SO-STAR at Institut Pascal
So-Star : The self-organized star formation process - phase and morphological transitions, multi-scale mass and energy flows in the interstellar medium
The interstellar medium (ISM) is far from a homogenous atmosphere for our Galaxy. It is a turbulent, multiphase environment, with dramatic variations in temperature, density, magnetization, ionization, velocity, composition, and abundance. How matter evolves in a galaxy like the Milky Way, from diffuse and hot gas to dense and gravitationally stable structures producing stars, is not clear. In particular how energy, mass and momentum is transported from Galactic scales, through the different gas phases of the ISM and down to stellar scales, is still to be understood. This involves understanding the details of energy injection mechanisms at large scales, the interstellar mass and turbulence cascade, phase and chemical transitions, various instabilities, as well as the relative importance of gravity, stellar feedback, and cosmic-ray feedback at all scales. Because of the complex and non-linear physics involved in the evolution of matter in a galaxy like the Milky Way, it can be described as a self-organizing system where order arises from chaotic and random interactions. This field is currently the matter of intense research to investigate how exactly the gas flows from extragalactic scales down to individual stars. It plays a key role in understanding galaxy evolution in the Universe in general but also the origin of solar systems like our own.
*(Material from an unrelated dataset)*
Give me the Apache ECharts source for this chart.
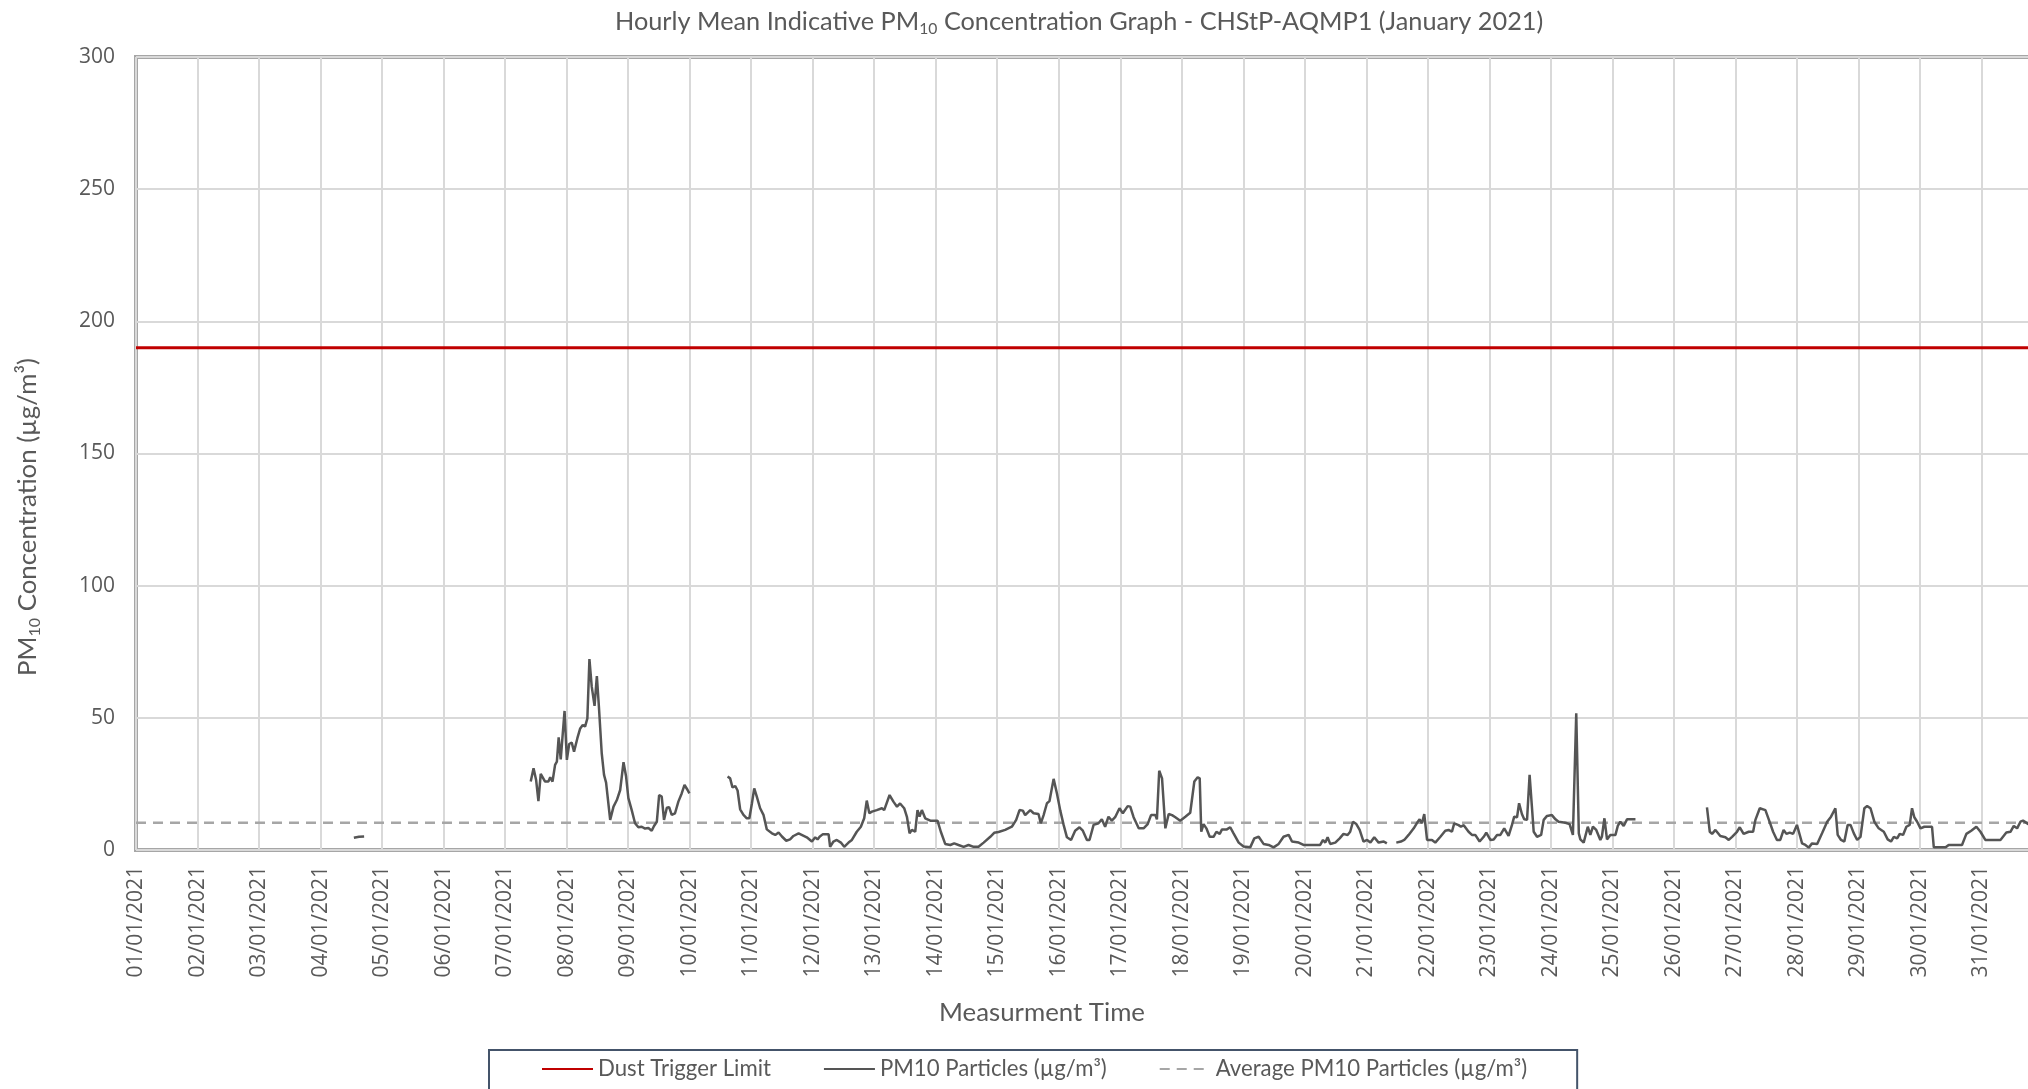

A revolution is underway that will dramatically change our way of studying the ISM. Over the last decade, astronomy has seen a surge of precise, deep, large -area surveys across the electromagnetic spectrum, including polarization. With this wealth of information we are now able to make maps of the ISM in three dimensions, parsing out overlapping structures on the sky into discrete features. Insight on the kinematics, temperature, density structure, and magnetic field properties of the different ISM phases can be obtained by the combination of various observational tracers (21-cm hydrogen line, synchrotron emission, recombination lines, molecular lines, dust) to be confronted to numerical simulations.
The aim of this proposal is to assemble an international team of observers and theoreticians/numericists who are experts on the subject of the formation of molecular clouds where stars are born, as well as complex systems experts The selected participants will combine experts on the chemical and radiative processes that convert atomic gas into molecules, experts on numerical simulations of the dynamics of the ISM that drive the accumulation of gas to form dense clouds, observers that specialize in the detection of all gas phases and dust in the ISM, experts on the high-energy particles (cosmic rays) that pervade, heat and ionize the ISM, data scientists to explore new ways of analysing data and simulations, and theoreticians in the field of complex and self-organized systems.